Leslie,* 49, Yonkers, NY
My husband and I were married for 13 years, though we separated at least seven times throughout our marriage. During our many separations he lived with friends, at church programs, and addiction recovery rehab ministries. Looking back, I realize I always welcomed him back home too soon each time.
He was diagnosed with an intimacy disorder, and a large part of it was an addiction to pornography. After years of struggling, and tens of thousands of dollars spent on 15 different counselors, I had no choice but to give up. I knew he loved me, but the selfishness of his addiction trumped his ability to be a better husband, and we had become roommates at best.
After a lot of soul-searching, we separated for good, and I filed for divorce a year later. He contested nothing, owning his problems and apologizing.

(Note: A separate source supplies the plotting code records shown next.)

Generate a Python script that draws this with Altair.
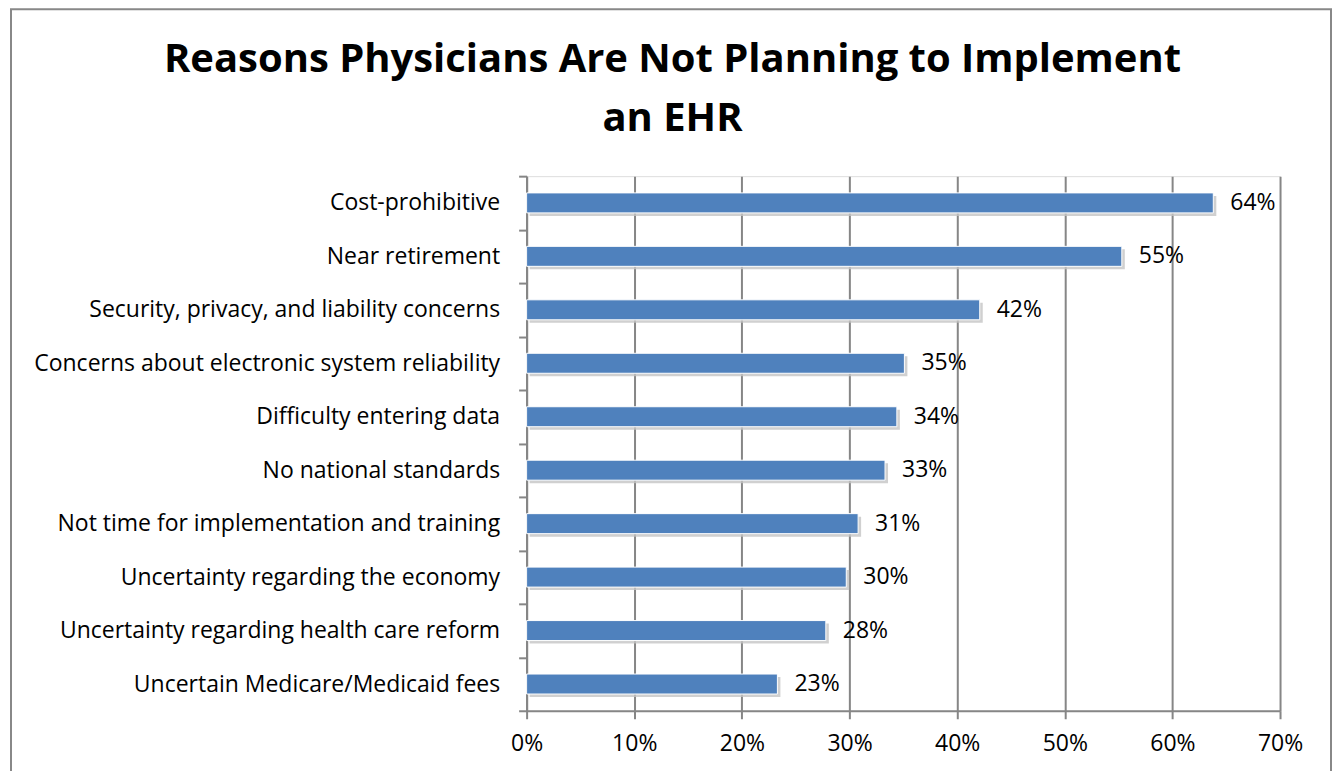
import altair as alt
import pandas as pd

title_lines = ["Reasons Physicians Are Not Planning to Implement", "an EHR"]
categories = [
    "Cost-prohibitive",
    "Near retirement",
    "Security, privacy, and liability concerns",
    "Concerns about electronic system reliability",
    "Difficulty entering data",
    "No national standards",
    "Not time for implementation and training",
    "Uncertainty regarding the economy",
    "Uncertainty regarding health care reform",
    "Uncertain Medicare/Medicaid fees",
]
values = [0.638, 0.553, 0.421, 0.351, 0.344, 0.333, 0.308, 0.297, 0.278, 0.233]
x_ticks = [0, 0.1, 0.2, 0.3, 0.4, 0.5, 0.6, 0.7]

df = pd.DataFrame({"reason": categories, "value": values})

FONT = "Open Sans"
W, H = 754, 535
FS = 23

y_enc = alt.Y(
    "reason:N",
    sort=categories,
    title=None,
    scale=alt.Scale(paddingInner=0, paddingOuter=0),
    axis=alt.Axis(
        tickBand="extent",
        tickSize=8,
        tickColor="#868686",
        tickWidth=2,
        domainColor="#868686",
        domainWidth=2,
        labelFontSize=FS,
        labelFont=FONT,
        labelColor="black",
        labelPadding=19,
        labelLimit=600,
        grid=False,
    ),
)
x_enc = alt.X(
    "value:Q",
    title=None,
    scale=alt.Scale(domain=[0, 0.7], nice=False),
    axis=alt.Axis(
        values=x_ticks,
        format=".0%",
        tickSize=8,
        tickColor="#868686",
        tickWidth=2,
        domainColor="#868686",
        domainWidth=2,
        gridColor="#868686",
        gridWidth=2,
        labelFontSize=FS,
        labelFont=FONT,
        labelColor="black",
        labelPadding=14,
        labelFlush=False,
    ),
)

base = alt.Chart(df)

shadow = base.mark_bar(size=20, color="#c4c4c4", opacity=0.8, xOffset=3, yOffset=3).encode(
    x=alt.X("value:Q", scale=alt.Scale(domain=[0, 0.7], nice=False)),
    y=alt.Y("reason:N", sort=categories),
)

bars = base.mark_bar(size=20, color="#4F81BD", stroke="white", strokeWidth=1).encode(
    x=x_enc, y=y_enc
)

labels = base.mark_text(
    align="left", baseline="middle", dx=17, fontSize=FS, font=FONT, color="black"
).encode(
    x="value:Q",
    y=alt.Y("reason:N", sort=categories),
    text=alt.Text("value:Q", format=".0%"),
)

border = alt.Chart(pd.DataFrame({"a": [0]})).mark_rect(
    fill=None, stroke="#888888", strokeWidth=2
).encode(
    x=alt.value(11 - 527),
    x2=alt.value(1332 - 527),
    y=alt.value(9 - 176),
    y2=alt.value(800 - 176),
)

title_df = pd.DataFrame({"line": title_lines, "idx": [0, 1]})
title1 = alt.Chart(title_df[title_df.idx == 0]).mark_text(
    font=FONT, fontSize=40, fontWeight="bold", color="black", align="center", baseline="alphabetic"
).encode(text="line:N", x=alt.value(673 - 527), y=alt.value(72 - 176))
title2 = alt.Chart(title_df[title_df.idx == 1]).mark_text(
    font=FONT, fontSize=40, fontWeight="bold", color="black", align="center", baseline="alphabetic"
).encode(text="line:N", x=alt.value(673 - 527), y=alt.value(131 - 176))

chart = (
    alt.layer(border, title1, title2, shadow, bars, labels)
    .properties(
        width=W,
        height=H,
        autosize=alt.AutoSizeParams(type="none"),
        padding={"left": 519, "top": 168, "right": 52, "bottom": 60},
    )
    .configure_view(stroke=None)
    .configure(background="white")
)

chart.save("out.html", embed_options={"renderer": "svg", "actions": False})
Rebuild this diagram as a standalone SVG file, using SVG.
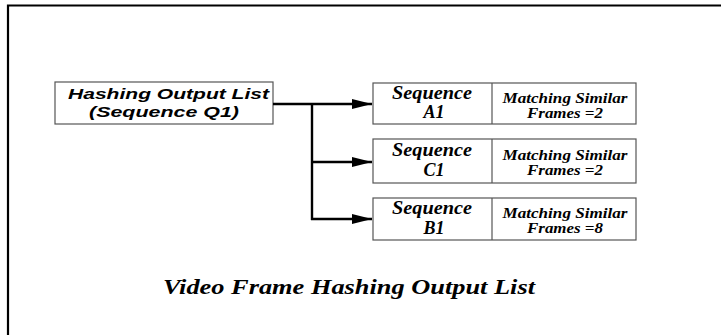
<svg xmlns="http://www.w3.org/2000/svg" width="721" height="335" viewBox="0 0 721 335">
  <style>
    .frame { stroke: #000; stroke-width: 2.2; fill: none; }
    .box { fill: #fff; stroke: #555; stroke-width: 1.2; }
    .link { stroke: #000; stroke-width: 2.4; fill: none; }
    .sans { font-family: "Liberation Sans", Arial, sans-serif; font-weight: bold; font-style: italic; fill: #000; }
    .serif { font-family: "Liberation Serif", "Times New Roman", serif; font-weight: bold; font-style: italic; fill: #000; }
    .src { font-size: 15px; }
    .seq { font-size: 18px; }
    .cnt { font-size: 15px; }
    .title { font-size: 20px; }
  </style>
  <defs>
    <marker id="head" markerWidth="20" markerHeight="10" refX="20" refY="5" orient="auto" markerUnits="userSpaceOnUse">
      <path d="M0,0 L20,5 L0,10 Z" fill="#000"/>
    </marker>
  </defs>

  <rect width="721" height="335" fill="#fff"/>
  <!-- page border (top and left edges) -->
  <path class="frame" d="M8,340 V5.5 H730"/>

  <g id="source">
    <rect class="box" x="55" y="82" width="218" height="42"/>
    <text class="sans src" x="68" y="99" textLength="201" lengthAdjust="spacingAndGlyphs">Hashing Output List</text>
    <text class="sans src" x="89" y="117" textLength="150" lengthAdjust="spacingAndGlyphs">(Sequence Q1)</text>
  </g>

  <g id="seqA1">
    <rect class="box" x="373" y="83" width="263" height="41"/>
    <line class="box" x1="492" y1="83" x2="492" y2="124"/>
    <text class="serif seq" x="432" y="99" text-anchor="middle" textLength="80" lengthAdjust="spacingAndGlyphs">Sequence</text>
    <text class="serif seq" x="434" y="118" text-anchor="middle">A1</text>
    <text class="serif cnt" x="565" y="103" text-anchor="middle" textLength="125" lengthAdjust="spacingAndGlyphs">Matching Similar</text>
    <text class="serif cnt" x="565" y="118" text-anchor="middle" textLength="76" lengthAdjust="spacingAndGlyphs">Frames =2</text>
  </g>

  <g id="seqC1">
    <rect class="box" x="373" y="139" width="263" height="44"/>
    <line class="box" x1="492" y1="139" x2="492" y2="183"/>
    <text class="serif seq" x="432" y="156" text-anchor="middle" textLength="80" lengthAdjust="spacingAndGlyphs">Sequence</text>
    <text class="serif seq" x="434" y="176" text-anchor="middle">C1</text>
    <text class="serif cnt" x="565" y="160" text-anchor="middle" textLength="125" lengthAdjust="spacingAndGlyphs">Matching Similar</text>
    <text class="serif cnt" x="565" y="175" text-anchor="middle" textLength="76" lengthAdjust="spacingAndGlyphs">Frames =2</text>
  </g>

  <g id="seqB1">
    <rect class="box" x="373" y="198" width="263" height="42"/>
    <line class="box" x1="492" y1="198" x2="492" y2="240"/>
    <text class="serif seq" x="432" y="214" text-anchor="middle" textLength="80" lengthAdjust="spacingAndGlyphs">Sequence</text>
    <text class="serif seq" x="434" y="234" text-anchor="middle">B1</text>
    <text class="serif cnt" x="565" y="218" text-anchor="middle" textLength="125" lengthAdjust="spacingAndGlyphs">Matching Similar</text>
    <text class="serif cnt" x="565" y="233" text-anchor="middle" textLength="76" lengthAdjust="spacingAndGlyphs">Frames =8</text>
  </g>

  <g id="connectors">
    <line class="link" x1="273" y1="104" x2="372" y2="104" marker-end="url(#head)"/>
    <line class="link" x1="312" y1="104" x2="312" y2="220"/>
    <line class="link" x1="311" y1="162" x2="372" y2="162" marker-end="url(#head)"/>
    <line class="link" x1="311" y1="219" x2="372" y2="219" marker-end="url(#head)"/>
  </g>

  <text id="caption" class="serif title" x="349" y="294" text-anchor="middle" textLength="372" lengthAdjust="spacingAndGlyphs">Video Frame Hashing Output List</text>
</svg>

Two years later, while traveling on business, I was alone in my hotel suite, and I had a heart-to-heart with God. I asked him why the men I had been dating were all turning out to be dead ends: They looked great on paper, but nothing long-term was materializing. I found myself questioning my divorce. Did I move on too quickly? Just putting my feelings and worries out there helped, and from that moment on I felt as if a weight had been lifted. I figured whatever happened would be God’s plan.
Eerily, the very next day my ex-husband called asking me to please consider reconciliation. Honestly, though, I was hoping to find and fall in love with someone completely new. But I decided to follow what I considered to be a sign.
After a month of just talking, my ex-husband and I met again at the end of March 2015. We dated for a little more than a year, got engaged, and remarried in early June of this year.
It has been so different the second time around, mostly because I learned that I contributed to our marital issues, too. The first time around when we’d fight, I would get really angry, which would flame the fire. The counseling we both received during our time apart helped us realize that we have to handle our problems differently in order to achieve different results.